The delivery was promised for Monday. We called Monday morning to reconfirm (you learn to reconfirm every delivery and every meeting in Latin America). When the mattress hadn’t arrived by lunchtime, we called again. When the mattress hadn’t arrived by 4 p.m., we called again. Finally, at 8 p.m., the delivery guy stopped answering his cell phone.

The Mattress Store's Story

The next morning, we made a trip to the mattress store, where we got this story:

The delivery driver had been stopped by the police the day before for a traffic violation. Unfortunately, the driver had an outstanding warrant, so he and the truck (and its contents) had been taken into custody.

Our mattress was in the hoosegow.

A new mattress finally showed up at our apartment Tuesday night. We still don’t know if the first mattress got out on bail or not.

The stories can get worse than what you might expect from a 12-year-old who keeps forgetting to do his homework. Some will be true, some won’t. You’ll never know the difference, and it doesn’t really matter.

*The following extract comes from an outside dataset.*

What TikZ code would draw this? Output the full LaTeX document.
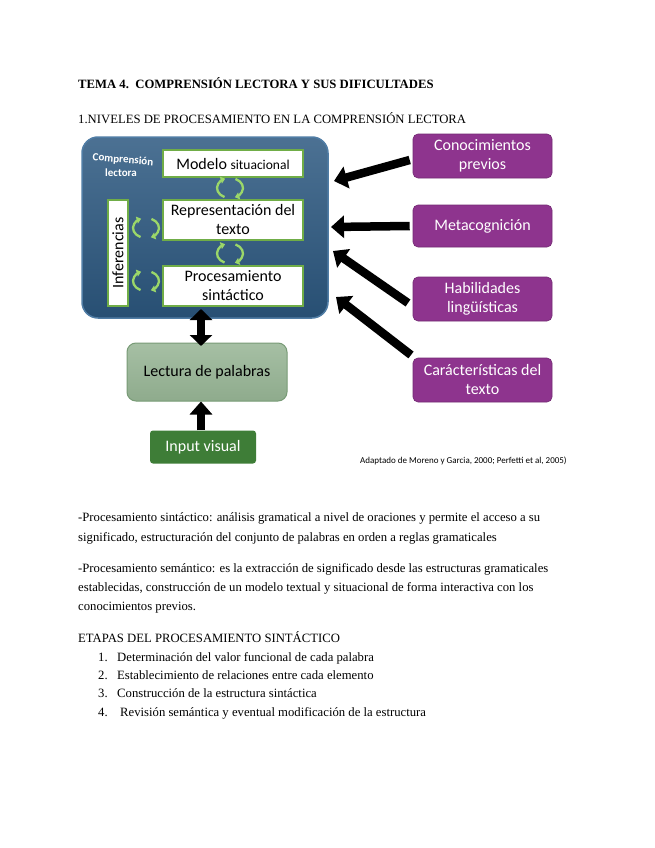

The point is that whatever you’re expecting to be done usually won’t get done, at least not when you’re expecting it to be done.

They will wonder why you care, why you’re upset. It’s not a big deal. It’ll get done mañana.

They don’t understand that you had something else planned or scheduled for mañana, something else that now can’t get done because you’re still going to be messing around trying to accomplish what you thought you were going to be accomplishing today.

Your only defense is to manage your expectations while maintaining your standards. Plan ahead. And follow up.